I usually don’t put very long stories here. I hope you’ll allow me to indulge myself this once.

This is my car. I got it in 2004 as a present from my parents when I started my first job. It’s the only car I’ve ever owned. Unlike my friends who seemed to change cars every few years or so, my heart has only ever belonged to my Neon.

I had to take my driver’s test twice. I failed the first time. My tester, an incredibly ill-tempered middle aged woman, took me down an impossibly narrow road and requested I do my 3-point turn. Unfortunately, the 3-point turn turned into a 5-point turn, and as soon as I turned the car around, she instructed me to head back to the DMV. “I failed, didn’t I?” I asked her. She told me we’d talked about it when we got back. As I suspected, I had failed because of that turn.

I had to wait a week before I could take the test again. Instead of the same grumpy woman, this time my tester was a pleasant, happy lady who reassured me that I’d do fine and talked about how her youngest son had just taken his test. Her demeanor was so much friendlier and more pleasant. With her, I felt relaxed and passed the test easily.

The first person who ever rode in my car with me was my friend Marissa. She laughed at how tightly I gripped the steering wheel and how strictly I obeyed the speed limit. I sat with my seat straight upright and as close to the wheel as possible. She told me I drove like a grandma. I didn’t care; I was just happy to finally be able to drive.

I was one of only a few people I knew in early university who had their own car. As such, I found myself being the designated driver on all sorts of adventures – parties, concerts, hiking expeditions. Sometimes I got bonus compensation for driving: for example, the first time I saw the Decemberists play live was because a friend of mine wanted to go and needed a ride. In return for my driving, he bought my ticket. I usually didn’t care about being ‘paid,’ though, because I loved driving my car so much.

The university I went to was a five-and-a-half hour drive from my hometown. Some of my favorite moments from those years were from making the drive in between the two cities. Before every road trip I would burn a CD of my current favorite songs, and the drive would turn into an hours-long concert to myself as I sang at the top of my lungs. It was like a tiny vacation from reality; the only thing that mattered was movement, the only thing I could do was keep going forward.

Since I moved to Korea two years ago, I’ve only been able to drive the car a handful of times when I was visiting home. I gave the car to my mom to use for her long daily commute to work. She’s put several thousand miles on the car, and on top of the 200,000+ I put on my Neon, the machine has about met its end. I won’t be returning to the States for at least another year and a half. The car will be gone by the time I get back, traded in for something newer and more reliable.
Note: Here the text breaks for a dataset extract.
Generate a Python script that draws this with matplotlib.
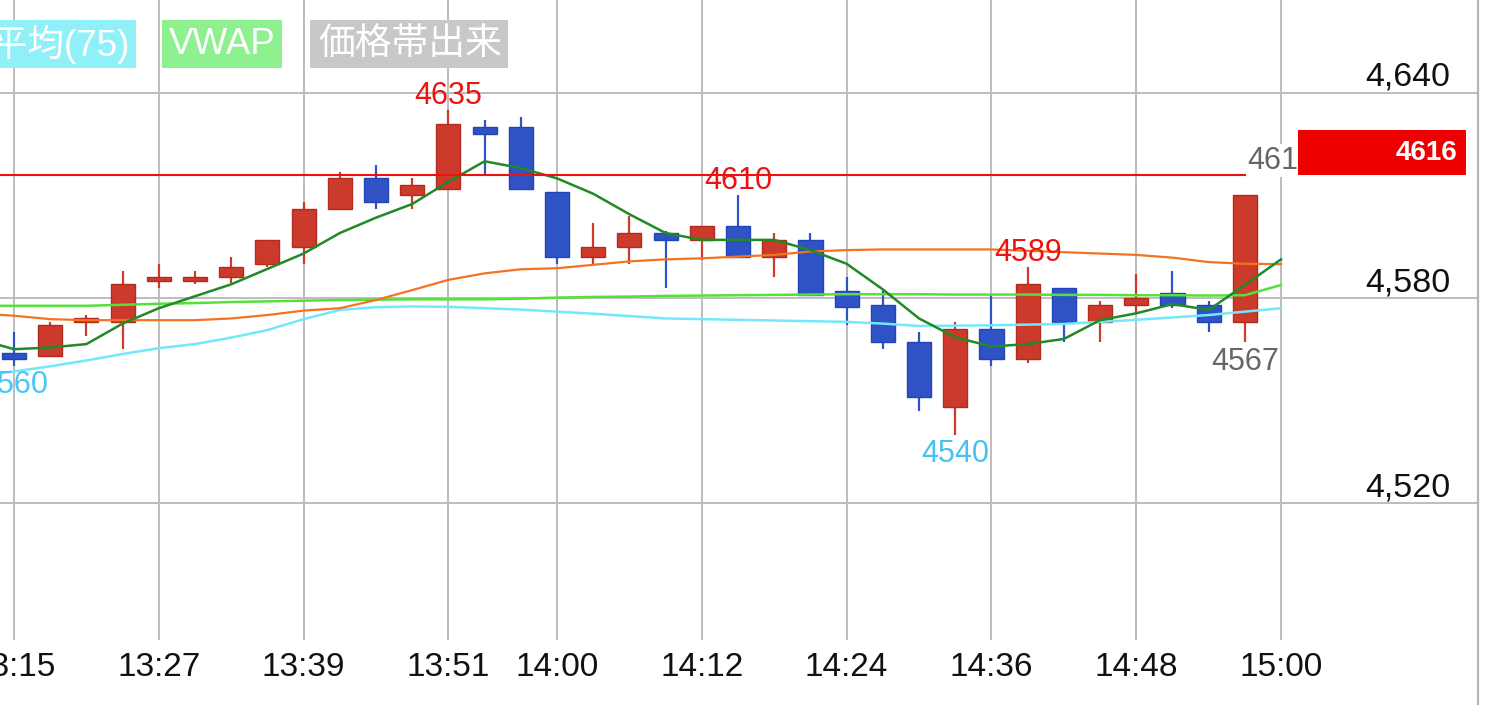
"""
Intraday 3-minute candlestick chart (13:15 - 15:00) with moving averages,
VWAP and the last-price marker.
"""
import matplotlib.pyplot as plt
from matplotlib.patches import Rectangle
from matplotlib.transforms import blended_transform_factory

plt.rcParams['font.family'] = ['Liberation Sans', 'Noto Sans CJK JP', 'DejaVu Sans']

# ---------------------------------------------------------------------------
# data
# ---------------------------------------------------------------------------
candle_times = ["13:15", "13:18", "13:21", "13:24", "13:27", "13:30", "13:33",
                "13:36", "13:39", "13:42", "13:45", "13:48", "13:51", "13:54",
                "13:57", "14:00", "14:03", "14:06", "14:09", "14:12", "14:15",
                "14:18", "14:21", "14:24", "14:27", "14:30", "14:33", "14:36",
                "14:39", "14:42", "14:45", "14:48", "14:51", "14:54", "14:57"]
opens = [4564, 4563, 4573, 4573, 4585, 4585, 4586, 4590, 4595, 4606, 4615, 4610,
         4612, 4630, 4630, 4611, 4592, 4595, 4599, 4597, 4601, 4592, 4597, 4582,
         4578, 4567, 4548, 4571, 4562, 4583, 4573, 4578, 4581.5, 4578, 4573]
highs = [4570, 4573, 4575, 4588, 4590, 4588, 4592, 4597, 4608, 4617, 4619, 4615,
         4635, 4632, 4633, 4611, 4602, 4604, 4599.5, 4601, 4610, 4599, 4599, 4586,
         4582, 4570, 4573, 4581, 4589, 4583, 4579, 4587, 4588, 4579, 4610]
lows = [4560, 4563, 4569, 4565, 4583, 4584, 4584.5, 4589, 4590, 4606, 4606, 4606,
        4612, 4616, 4612, 4590, 4590, 4590, 4583, 4591, 4592, 4586, 4581, 4572,
        4565, 4547, 4540, 4560, 4561, 4567, 4567, 4575.5, 4577, 4570, 4567]
closes = [4562, 4572, 4574, 4584, 4586, 4586, 4589, 4597, 4606, 4615, 4608, 4613,
          4631, 4628, 4612, 4592, 4595, 4599, 4597, 4601, 4592, 4597, 4581, 4577.5,
          4567, 4551, 4571, 4562, 4584, 4573, 4578, 4580, 4578, 4573, 4610]

line_times = ["13:12"] + candle_times + ["15:00"]
ma_short = [4568, 4565, 4565.5, 4566.5, 4572.5, 4577, 4580.5, 4584, 4588.5, 4593,
            4599, 4603.5, 4607.5, 4614, 4620, 4618, 4615, 4610.5, 4604.5, 4599,
            4597, 4597, 4597, 4594, 4590, 4582.5, 4574, 4568.5, 4565.8, 4566.5,
            4568, 4573.5, 4575.5, 4578.2, 4576.5, 4583.8, 4591.3]
ma_mid = [4575.5, 4574.8, 4573.8, 4573.5, 4573.5, 4573.5, 4573.5, 4574, 4575,
          4576.3, 4577, 4579.4, 4582.3, 4585.3, 4587.2, 4588.4, 4588.7, 4589.7,
          4590.7, 4591.3, 4591.6, 4592.1, 4592.6, 4593.6, 4594, 4594.2, 4594.2,
          4594.2, 4594.2, 4593.8, 4593.4, 4593, 4592.6, 4591.8, 4590.5, 4590, 4589.9]
ma_long = [4557, 4558.5, 4560, 4561.7, 4563.6, 4565.3, 4566.5, 4568.4, 4570.6,
           4573.8, 4576.5, 4577.3, 4577.5, 4577.4, 4577, 4576.6, 4576, 4575.4,
           4574.7, 4574, 4573.8, 4573.6, 4573.4, 4573.2, 4573, 4572.5, 4571.8,
           4571.9, 4572, 4572.2, 4572.4, 4573, 4573.6, 4574.3, 4575, 4576, 4577]
vwap = [4577.7, 4577.7, 4577.7, 4577.7, 4578, 4578.3, 4578.5, 4578.8, 4579,
        4579.2, 4579.4, 4579.5, 4579.6, 4579.6, 4579.6, 4579.8, 4580.1, 4580.3,
        4580.4, 4580.6, 4580.7, 4580.8, 4580.9, 4581, 4581.1, 4581.1, 4581.1,
        4581, 4581, 4581, 4580.9, 4580.9, 4580.8, 4580.8, 4580.7, 4580.8, 4583.8]

last_price = 4616
price_ticks = [4520, 4580, 4640]
time_ticks = ["13:15", "13:27", "13:39", "13:51", "14:00", "14:12", "14:24",
              "14:36", "14:48", "15:00"]

# high / low markers: time, price, side, colour
mark_times = ["13:51", "14:15", "14:39", "14:33", "13:15", "14:57", "15:00"]
mark_prices = [4635, 4610, 4589, 4540, 4560, 4567, 4616]
mark_sides = ["above", "above", "above", "below", "below", "below", "above"]
mark_colors = ["#ee1111", "#ee1111", "#ee1111", "#45c2f2", "#45c8f4", "#666666", "#666666"]

legend_labels = ["移動平均(75)", "VWAP", "価格帯出来"]
legend_colors = ["#8ff0f8", "#8ef08e", "#c8c8c8"]


def to_min(s):
    h, m = s.split(":")
    return (int(h) - 13) * 60 + int(m)


ct = [to_min(s) for s in candle_times]
lt = [to_min(s) for s in line_times]

UP, UP_EDGE = "#cc3a2b", "#b32b1f"
DOWN, DOWN_EDGE = "#2f52c4", "#2343bb"

fig = plt.figure(figsize=(15, 7.05), dpi=100)
ax = fig.add_axes([0, 65 / 705, 1478 / 1500, 640 / 705])
ax.set_xlim(13.84, 136.32)
ax.set_ylim(4479.9, 4667.2)

# candles
for t, o, h, l, c in zip(ct, opens, highs, lows, closes):
    up = c >= o
    ax.vlines(t, l, h, color=UP if up else DOWN, lw=1.6, zorder=2)
    ax.bar(t, abs(c - o), bottom=min(o, c), width=2.0,
           color=UP if up else DOWN, edgecolor=UP_EDGE if up else DOWN_EDGE,
           linewidth=1.0, zorder=3)

# lines
ax.plot(lt, ma_long, color="#74e8fb", lw=1.8, zorder=4)
ax.plot(lt, vwap, color="#55e03a", lw=1.8, zorder=4)
ax.plot(lt, ma_mid, color="#f57320", lw=1.6, zorder=4)
ax.plot(lt, ma_short, color="#1f8a26", lw=1.8, zorder=5)

# last price line + box
box_tr = blended_transform_factory(ax.transAxes, ax.transData)
ax.plot([0, 1298 / 1478], [last_price, last_price], color="#ee1111", lw=1.5,
        transform=box_tr, zorder=5)

# high/low labels
for t, p, side, col in zip(mark_times, mark_prices, mark_sides, mark_colors):
    dy = -0.5 if side == "above" else -3
    ax.annotate(str(p), (to_min(t), p), xytext=(0, dy), textcoords="offset points",
                ha="center", va="bottom" if side == "above" else "top",
                fontsize=22, color=col, zorder=6,
                bbox=dict(boxstyle="square,pad=0.05", fc="white", ec="none")
                if t == "15:00" else None)

ax.add_patch(Rectangle((1298 / 1478, last_price), (1466 - 1298) / 1478, 13.3,
                       transform=box_tr, facecolor="#ee0000", edgecolor="none",
                       zorder=7, clip_on=False))
ax.text(1457 / 1478, last_price + 6.4, str(last_price), transform=box_tr,
        ha="right", va="center", fontsize=20, fontweight="bold", color="white",
        zorder=8)

# grid / axes
ax.set_yticks(price_ticks)
ax.set_yticklabels([])
ax.set_xticks([to_min(s) for s in time_ticks], time_ticks)
ax.tick_params(axis="both", length=0)
ax.tick_params(axis="x", pad=9, labelsize=24, labelcolor="#111111")
ax.grid(True, color="#bdbdbd", lw=1.4, zorder=0)
ax.set_axisbelow(True)
for s in ax.spines.values():
    s.set_visible(False)

for v in price_ticks:
    ax.annotate(f"{v:,}", (1450 / 1478, v), xycoords=box_tr, xytext=(0, 5),
                textcoords="offset points", ha="right", va="baseline",
                fontsize=24.5, color="#111111")

# right border
fig.add_artist(plt.Line2D([1478 / 1500, 1478 / 1500], [0, 1], color="#b5b5b5", lw=1.6))

# legend chips at the top
chip_x = [(-60, 136), (162, 282), (310, 508)]
for (x0, x1), lab, col in zip(chip_x, legend_labels, legend_colors):
    fig.add_artist(Rectangle((x0 / 1500, 1 - 68 / 705), (x1 - x0) / 1500, 48 / 705,
                             transform=fig.transFigure, facecolor=col, edgecolor="none"))
    fig.text((x1 - 6) / 1500, 1 - 44 / 705, lab, ha="right", va="center",
             fontsize=26.5, color="white")

fig.savefig("out.png", dpi=100)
It feels strange to be so emotional about a machine. In the past few years I’ve really been learning to let go of things and not feel so connected to mere objects. It’s the meaning behind the objects, the memories and the symbolism, which is really important. The object itself is not necessary.

But then again, I’ve never spent as much time with any object as I have with my car. We were together for years. She offered me much-needed escape, taking me down the highway to the beach in the middle of the night when I needed to clear my head. She took me to and from work and school, facilitating the framework of my adolescence. Her hard metal frame protected me as we hit a patch of ice and went spinning in sickening circles down a winding mountain road in the middle of a snowstorm (we both emerged from that situation gloriously unscathed). And she calmly ferried me home time and time again, allowing me the freedom to believe that it is, in fact, possible to return to places and people I thought I’d left behind forever.

Goodbye, my faithful car. Thank you for granting me freedom and autonomy and allowing me to take advantage of new opportunities, no matter where they were. Thank you for never breaking down and leaving me stranded on the side of some sweltering highway, even on the days I pushed you too hard and rubbed your dashboard, whispering prayers and entreaties that you would get us to our final destination. I will think of you every time I insert a key into a different ignition and every time I feel the reverberations of a new engine beneath my fingertips.